● Dataset content:

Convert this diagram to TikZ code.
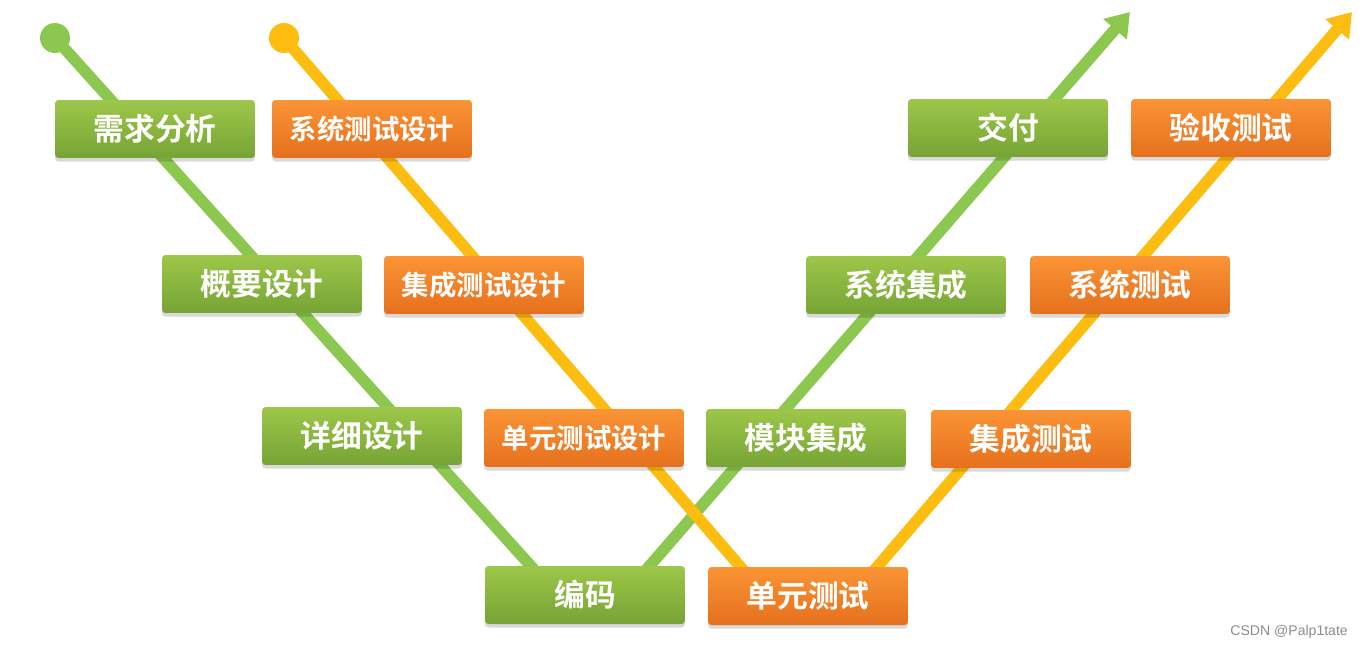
\documentclass[tikz,border=0pt]{standalone}
\usepackage{fontspec}
\newfontfamily\cjk{Noto Sans CJK SC Bold}
\setsansfont{Liberation Sans}
\usetikzlibrary{arrows.meta,shadows}
\definecolor{lgreen}{HTML}{8CC850}
\definecolor{lyellow}{HTML}{FDBD10}
\definecolor{gtop}{HTML}{9DC749}
\definecolor{gbot}{HTML}{76A435}
\definecolor{otop}{HTML}{FA9435}
\definecolor{obot}{HTML}{E6701D}
\tikzset{
  boxbase/.style={rectangle, rounded corners=2pt, minimum width=4cm, minimum height=1.16cm,
    text=white, inner sep=0pt,
    drop shadow={shadow xshift=0pt, shadow yshift=-2pt, opacity=0.15, fill=black}},
  gbox/.style={boxbase, top color=gtop, bottom color=gbot, font=\cjk\fontsize{17.5}{20}\selectfont},
  obox/.style={boxbase, top color=otop, bottom color=obot, font=\cjk\fontsize{17.5}{20}\selectfont},
  small/.style={font=\cjk\fontsize{15.6}{18}\selectfont},
  gline/.style={draw=lgreen, line width=0.23cm},
  yline/.style={draw=lyellow, line width=0.23cm},
  gdot/.style={circle, fill=lgreen, minimum size=0.6cm, inner sep=0pt},
  ydot/.style={circle, fill=lyellow, minimum size=0.6cm, inner sep=0pt},
  tipg/.style={-{Triangle[length=13pt,width=17pt]}},
}
\begin{document}
\begin{tikzpicture}[x=0.02cm,y=-0.02cm]
\useasboundingbox (0,0) rectangle (1366,649);
% line anchor points
\coordinate (gs) at (55,38);
\coordinate (gbl) at (575,615);
\coordinate (gbr) at (607,615);
\coordinate (gt) at (1130,12);
\coordinate (ys) at (284,38);
\coordinate (ybl) at (782,615);
\coordinate (ybr) at (836,615);
\coordinate (yt) at (1352,12);
% green V
\draw[gline] (gs) -- (gbl);
\draw[gline, tipg] (gbr) -- (gt);
\node[gdot] (gcirc) at (gs) {};
% yellow V
\draw[yline] (ys) -- (ybl);
\draw[yline, tipg] (ybr) -- (yt);
\node[ydot] (ycirc) at (ys) {};
% boxes
\node[gbox] (xq) at (155,129) {需求分析};
\node[obox, small] (xtsj) at (372,129) {系统测试设计};
\node[gbox] (gy) at (262,284) {概要设计};
\node[obox, small] (jcsj) at (484,285) {集成测试设计};
\node[gbox] (xx) at (362,436) {详细设计};
\node[obox, small] (dysj) at (584,438) {单元测试设计};
\node[gbox] (bm) at (585,595) {编码};
\node[obox] (dy) at (808,596) {单元测试};
\node[gbox] (mk) at (806,438) {模块集成};
\node[obox] (jc) at (1031,439) {集成测试};
\node[gbox] (xj) at (906,285) {系统集成};
\node[obox] (xc) at (1130,285) {系统测试};
\node[gbox] (jf) at (1008,128) {交付};
\node[obox] (ys2) at (1231,128) {验收测试};
% watermark
\node[text=black!45, font=\sffamily\fontsize{8}{9}\selectfont, anchor=east] (wm) at (1354,632) {CSDN @Palp1tate};
\end{tikzpicture}
\end{document}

● Work instructions: Your task is to repeat the data above exactly while excluding the pictures.

● Solution to this problem:
Convert this diagram to TikZ code.
\documentclass[tikz,border=0pt]{standalone}
\usepackage{fontspec}
\newfontfamily\cjk{Noto Sans CJK SC Bold}
\setsansfont{Liberation Sans}
\usetikzlibrary{arrows.meta,shadows}
\definecolor{lgreen}{HTML}{8CC850}
\definecolor{lyellow}{HTML}{FDBD10}
\definecolor{gtop}{HTML}{9DC749}
\definecolor{gbot}{HTML}{76A435}
\definecolor{otop}{HTML}{FA9435}
\definecolor{obot}{HTML}{E6701D}
\tikzset{
  boxbase/.style={rectangle, rounded corners=2pt, minimum width=4cm, minimum height=1.16cm,
    text=white, inner sep=0pt,
    drop shadow={shadow xshift=0pt, shadow yshift=-2pt, opacity=0.15, fill=black}},
  gbox/.style={boxbase, top color=gtop, bottom color=gbot, font=\cjk\fontsize{17.5}{20}\selectfont},
  obox/.style={boxbase, top color=otop, bottom color=obot, font=\cjk\fontsize{17.5}{20}\selectfont},
  small/.style={font=\cjk\fontsize{15.6}{18}\selectfont},
  gline/.style={draw=lgreen, line width=0.23cm},
  yline/.style={draw=lyellow, line width=0.23cm},
  gdot/.style={circle, fill=lgreen, minimum size=0.6cm, inner sep=0pt},
  ydot/.style={circle, fill=lyellow, minimum size=0.6cm, inner sep=0pt},
  tipg/.style={-{Triangle[length=13pt,width=17pt]}},
}
\begin{document}
\begin{tikzpicture}[x=0.02cm,y=-0.02cm]
\useasboundingbox (0,0) rectangle (1366,649);
% line anchor points
\coordinate (gs) at (55,38);
\coordinate (gbl) at (575,615);
\coordinate (gbr) at (607,615);
\coordinate (gt) at (1130,12);
\coordinate (ys) at (284,38);
\coordinate (ybl) at (782,615);
\coordinate (ybr) at (836,615);
\coordinate (yt) at (1352,12);
% green V
\draw[gline] (gs) -- (gbl);
\draw[gline, tipg] (gbr) -- (gt);
\node[gdot] (gcirc) at (gs) {};
% yellow V
\draw[yline] (ys) -- (ybl);
\draw[yline, tipg] (ybr) -- (yt);
\node[ydot] (ycirc) at (ys) {};
% boxes
\node[gbox] (xq) at (155,129) {需求分析};
\node[obox, small] (xtsj) at (372,129) {系统测试设计};
\node[gbox] (gy) at (262,284) {概要设计};
\node[obox, small] (jcsj) at (484,285) {集成测试设计};
\node[gbox] (xx) at (362,436) {详细设计};
\node[obox, small] (dysj) at (584,438) {单元测试设计};
\node[gbox] (bm) at (585,595) {编码};
\node[obox] (dy) at (808,596) {单元测试};
\node[gbox] (mk) at (806,438) {模块集成};
\node[obox] (jc) at (1031,439) {集成测试};
\node[gbox] (xj) at (906,285) {系统集成};
\node[obox] (xc) at (1130,285) {系统测试};
\node[gbox] (jf) at (1008,128) {交付};
\node[obox] (ys2) at (1231,128) {验收测试};
% watermark
\node[text=black!45, font=\sffamily\fontsize{8}{9}\selectfont, anchor=east] (wm) at (1354,632) {CSDN @Palp1tate};
\end{tikzpicture}
\end{document}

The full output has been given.